## Stated goal
Return all the data, word for word.

## Provided data
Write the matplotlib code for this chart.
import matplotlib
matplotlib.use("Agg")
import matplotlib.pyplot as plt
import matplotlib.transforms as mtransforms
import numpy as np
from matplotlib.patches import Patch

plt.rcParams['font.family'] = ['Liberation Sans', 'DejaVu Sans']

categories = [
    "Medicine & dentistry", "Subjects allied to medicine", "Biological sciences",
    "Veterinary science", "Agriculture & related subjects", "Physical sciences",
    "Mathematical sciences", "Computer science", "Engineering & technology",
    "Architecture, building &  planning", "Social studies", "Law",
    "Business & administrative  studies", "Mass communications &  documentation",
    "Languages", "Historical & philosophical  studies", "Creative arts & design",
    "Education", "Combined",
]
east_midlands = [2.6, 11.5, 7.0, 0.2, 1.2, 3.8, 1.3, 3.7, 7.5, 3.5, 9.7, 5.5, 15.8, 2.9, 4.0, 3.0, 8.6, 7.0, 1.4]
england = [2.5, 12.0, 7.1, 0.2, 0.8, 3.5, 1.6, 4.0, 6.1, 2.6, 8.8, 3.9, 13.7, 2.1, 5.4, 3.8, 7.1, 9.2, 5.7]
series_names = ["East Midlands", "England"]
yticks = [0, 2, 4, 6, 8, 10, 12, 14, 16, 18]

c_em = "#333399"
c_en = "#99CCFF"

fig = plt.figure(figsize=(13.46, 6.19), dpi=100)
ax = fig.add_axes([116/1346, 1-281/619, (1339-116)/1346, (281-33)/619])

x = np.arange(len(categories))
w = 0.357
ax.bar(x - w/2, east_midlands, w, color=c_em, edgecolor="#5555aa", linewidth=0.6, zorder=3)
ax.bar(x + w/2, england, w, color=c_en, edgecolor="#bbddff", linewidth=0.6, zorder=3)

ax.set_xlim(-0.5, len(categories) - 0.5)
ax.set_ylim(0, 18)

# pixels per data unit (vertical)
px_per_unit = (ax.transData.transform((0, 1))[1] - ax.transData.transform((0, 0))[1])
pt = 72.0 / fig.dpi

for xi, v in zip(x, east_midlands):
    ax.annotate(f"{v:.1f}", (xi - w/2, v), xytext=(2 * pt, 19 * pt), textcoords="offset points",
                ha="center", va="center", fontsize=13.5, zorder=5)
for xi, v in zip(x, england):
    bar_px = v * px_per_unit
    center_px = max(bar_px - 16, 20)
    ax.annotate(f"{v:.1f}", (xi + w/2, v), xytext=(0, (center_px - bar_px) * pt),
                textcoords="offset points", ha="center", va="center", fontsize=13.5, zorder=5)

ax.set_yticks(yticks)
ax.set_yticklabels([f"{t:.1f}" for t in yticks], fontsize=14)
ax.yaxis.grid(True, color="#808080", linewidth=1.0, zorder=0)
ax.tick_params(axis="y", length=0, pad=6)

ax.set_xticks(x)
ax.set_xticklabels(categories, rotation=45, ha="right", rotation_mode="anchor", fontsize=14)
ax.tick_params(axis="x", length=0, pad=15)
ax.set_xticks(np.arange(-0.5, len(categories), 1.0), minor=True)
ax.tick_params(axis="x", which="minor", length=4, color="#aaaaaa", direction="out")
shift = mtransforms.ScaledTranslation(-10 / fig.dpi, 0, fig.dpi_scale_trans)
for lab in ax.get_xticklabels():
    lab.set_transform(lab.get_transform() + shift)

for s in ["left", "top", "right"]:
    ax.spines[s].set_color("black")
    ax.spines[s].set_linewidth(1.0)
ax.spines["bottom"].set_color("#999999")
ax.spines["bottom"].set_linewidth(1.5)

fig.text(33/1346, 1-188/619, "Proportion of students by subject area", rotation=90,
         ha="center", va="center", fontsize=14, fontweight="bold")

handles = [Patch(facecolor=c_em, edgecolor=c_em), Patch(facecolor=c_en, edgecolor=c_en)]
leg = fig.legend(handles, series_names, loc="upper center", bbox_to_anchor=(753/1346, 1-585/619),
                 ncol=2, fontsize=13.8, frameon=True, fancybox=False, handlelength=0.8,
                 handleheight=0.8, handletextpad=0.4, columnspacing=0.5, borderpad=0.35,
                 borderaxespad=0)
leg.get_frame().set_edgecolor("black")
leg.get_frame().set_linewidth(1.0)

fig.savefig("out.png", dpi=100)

## Exercise result
Write the matplotlib code for this chart.
import matplotlib
matplotlib.use("Agg")
import matplotlib.pyplot as plt
import matplotlib.transforms as mtransforms
import numpy as np
from matplotlib.patches import Patch

plt.rcParams['font.family'] = ['Liberation Sans', 'DejaVu Sans']

categories = [
    "Medicine & dentistry", "Subjects allied to medicine", "Biological sciences",
    "Veterinary science", "Agriculture & related subjects", "Physical sciences",
    "Mathematical sciences", "Computer science", "Engineering & technology",
    "Architecture, building &  planning", "Social studies", "Law",
    "Business & administrative  studies", "Mass communications &  documentation",
    "Languages", "Historical & philosophical  studies", "Creative arts & design",
    "Education", "Combined",
]
east_midlands = [2.6, 11.5, 7.0, 0.2, 1.2, 3.8, 1.3, 3.7, 7.5, 3.5, 9.7, 5.5, 15.8, 2.9, 4.0, 3.0, 8.6, 7.0, 1.4]
england = [2.5, 12.0, 7.1, 0.2, 0.8, 3.5, 1.6, 4.0, 6.1, 2.6, 8.8, 3.9, 13.7, 2.1, 5.4, 3.8, 7.1, 9.2, 5.7]
series_names = ["East Midlands", "England"]
yticks = [0, 2, 4, 6, 8, 10, 12, 14, 16, 18]

c_em = "#333399"
c_en = "#99CCFF"

fig = plt.figure(figsize=(13.46, 6.19), dpi=100)
ax = fig.add_axes([116/1346, 1-281/619, (1339-116)/1346, (281-33)/619])

x = np.arange(len(categories))
w = 0.357
ax.bar(x - w/2, east_midlands, w, color=c_em, edgecolor="#5555aa", linewidth=0.6, zorder=3)
ax.bar(x + w/2, england, w, color=c_en, edgecolor="#bbddff", linewidth=0.6, zorder=3)

ax.set_xlim(-0.5, len(categories) - 0.5)
ax.set_ylim(0, 18)

# pixels per data unit (vertical)
px_per_unit = (ax.transData.transform((0, 1))[1] - ax.transData.transform((0, 0))[1])
pt = 72.0 / fig.dpi

for xi, v in zip(x, east_midlands):
    ax.annotate(f"{v:.1f}", (xi - w/2, v), xytext=(2 * pt, 19 * pt), textcoords="offset points",
                ha="center", va="center", fontsize=13.5, zorder=5)
for xi, v in zip(x, england):
    bar_px = v * px_per_unit
    center_px = max(bar_px - 16, 20)
    ax.annotate(f"{v:.1f}", (xi + w/2, v), xytext=(0, (center_px - bar_px) * pt),
                textcoords="offset points", ha="center", va="center", fontsize=13.5, zorder=5)

ax.set_yticks(yticks)
ax.set_yticklabels([f"{t:.1f}" for t in yticks], fontsize=14)
ax.yaxis.grid(True, color="#808080", linewidth=1.0, zorder=0)
ax.tick_params(axis="y", length=0, pad=6)

ax.set_xticks(x)
ax.set_xticklabels(categories, rotation=45, ha="right", rotation_mode="anchor", fontsize=14)
ax.tick_params(axis="x", length=0, pad=15)
ax.set_xticks(np.arange(-0.5, len(categories), 1.0), minor=True)
ax.tick_params(axis="x", which="minor", length=4, color="#aaaaaa", direction="out")
shift = mtransforms.ScaledTranslation(-10 / fig.dpi, 0, fig.dpi_scale_trans)
for lab in ax.get_xticklabels():
    lab.set_transform(lab.get_transform() + shift)

for s in ["left", "top", "right"]:
    ax.spines[s].set_color("black")
    ax.spines[s].set_linewidth(1.0)
ax.spines["bottom"].set_color("#999999")
ax.spines["bottom"].set_linewidth(1.5)

fig.text(33/1346, 1-188/619, "Proportion of students by subject area", rotation=90,
         ha="center", va="center", fontsize=14, fontweight="bold")

handles = [Patch(facecolor=c_em, edgecolor=c_em), Patch(facecolor=c_en, edgecolor=c_en)]
leg = fig.legend(handles, series_names, loc="upper center", bbox_to_anchor=(753/1346, 1-585/619),
                 ncol=2, fontsize=13.8, frameon=True, fancybox=False, handlelength=0.8,
                 handleheight=0.8, handletextpad=0.4, columnspacing=0.5, borderpad=0.35,
                 borderaxespad=0)
leg.get_frame().set_edgecolor("black")
leg.get_frame().set_linewidth(1.0)

fig.savefig("out.png", dpi=100)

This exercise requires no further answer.